OpenGrid – Chicago Releases User-Friendly Open Data Tool - ChrisBland
http://opengrid.io/
======
doublerebel
The readme is a bit short. In the docs are the actual requirements for the
"OpenGrid Service":

    
    
      A web server for hosting User Interface application
      An Java EE application server for deploying service layer (the service template implementation has been tested with JBoss EAP 6.2)
      MongoDB version 3.0.6 for storing data and template service layer configuration
    

Man, I know mongo has some geolocation tools but I would really like to see
this with a better database.

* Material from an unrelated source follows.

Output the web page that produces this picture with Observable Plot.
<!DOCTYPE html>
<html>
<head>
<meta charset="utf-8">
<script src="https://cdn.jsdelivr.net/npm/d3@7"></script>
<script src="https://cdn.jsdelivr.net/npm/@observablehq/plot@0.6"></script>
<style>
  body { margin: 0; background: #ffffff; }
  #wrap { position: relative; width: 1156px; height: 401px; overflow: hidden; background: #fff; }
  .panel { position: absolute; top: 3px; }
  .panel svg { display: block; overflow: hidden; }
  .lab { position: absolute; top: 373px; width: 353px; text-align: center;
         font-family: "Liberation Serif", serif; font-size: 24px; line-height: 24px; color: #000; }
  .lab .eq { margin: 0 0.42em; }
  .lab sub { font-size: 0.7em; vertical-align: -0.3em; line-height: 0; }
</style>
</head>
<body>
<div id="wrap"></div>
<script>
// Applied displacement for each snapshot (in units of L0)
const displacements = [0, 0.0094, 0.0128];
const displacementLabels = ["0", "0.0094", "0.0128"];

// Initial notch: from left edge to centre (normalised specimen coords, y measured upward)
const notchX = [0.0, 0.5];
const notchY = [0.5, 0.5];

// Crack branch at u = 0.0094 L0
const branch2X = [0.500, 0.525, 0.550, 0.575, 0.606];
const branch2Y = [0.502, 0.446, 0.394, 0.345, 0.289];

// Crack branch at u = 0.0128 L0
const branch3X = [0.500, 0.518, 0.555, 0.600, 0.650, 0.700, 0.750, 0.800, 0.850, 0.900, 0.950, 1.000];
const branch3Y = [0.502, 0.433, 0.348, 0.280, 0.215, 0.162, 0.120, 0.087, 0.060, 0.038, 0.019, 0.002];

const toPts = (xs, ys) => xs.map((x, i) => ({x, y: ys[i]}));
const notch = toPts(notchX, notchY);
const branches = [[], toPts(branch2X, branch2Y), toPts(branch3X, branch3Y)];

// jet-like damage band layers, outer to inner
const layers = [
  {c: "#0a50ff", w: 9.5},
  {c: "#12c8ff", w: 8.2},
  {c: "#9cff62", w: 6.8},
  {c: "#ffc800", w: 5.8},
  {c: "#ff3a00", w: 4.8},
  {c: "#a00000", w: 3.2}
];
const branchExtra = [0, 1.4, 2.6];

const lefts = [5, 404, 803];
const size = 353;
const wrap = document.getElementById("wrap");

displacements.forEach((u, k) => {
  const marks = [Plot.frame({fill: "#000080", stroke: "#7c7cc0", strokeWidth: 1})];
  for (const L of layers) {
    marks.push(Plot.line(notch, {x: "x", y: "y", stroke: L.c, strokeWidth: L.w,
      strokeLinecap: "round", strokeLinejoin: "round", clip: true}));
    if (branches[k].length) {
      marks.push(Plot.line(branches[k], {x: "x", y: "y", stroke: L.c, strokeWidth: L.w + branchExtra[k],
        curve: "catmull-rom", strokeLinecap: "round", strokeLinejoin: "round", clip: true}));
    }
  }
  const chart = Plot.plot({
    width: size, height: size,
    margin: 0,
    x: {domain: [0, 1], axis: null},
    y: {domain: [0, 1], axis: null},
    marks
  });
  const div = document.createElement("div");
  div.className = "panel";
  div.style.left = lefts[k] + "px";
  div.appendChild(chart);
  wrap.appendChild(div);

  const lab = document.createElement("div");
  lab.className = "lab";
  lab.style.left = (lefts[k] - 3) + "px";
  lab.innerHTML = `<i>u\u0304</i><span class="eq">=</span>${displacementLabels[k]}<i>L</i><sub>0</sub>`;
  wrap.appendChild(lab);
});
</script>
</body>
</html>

Good on Chicago for doing a professional job
releasing this software though!

------
cezary
I'd love to try this out, but Chrome has disabled geolocation for any non-
HTTPS sites: [https://sites.google.com/a/chromium.org/dev/Home/chromium-
se...](https://sites.google.com/a/chromium.org/dev/Home/chromium-
security/deprecating-powerful-features-on-insecure-origins)

------
ChrisBland
The code is located here:
[https://github.com/Chicago/opengrid](https://github.com/Chicago/opengrid)

------
dangson
That picture of Chicago is pretty cool, but it's really annoying to have to
load a 5.3 MB picture when opening a site.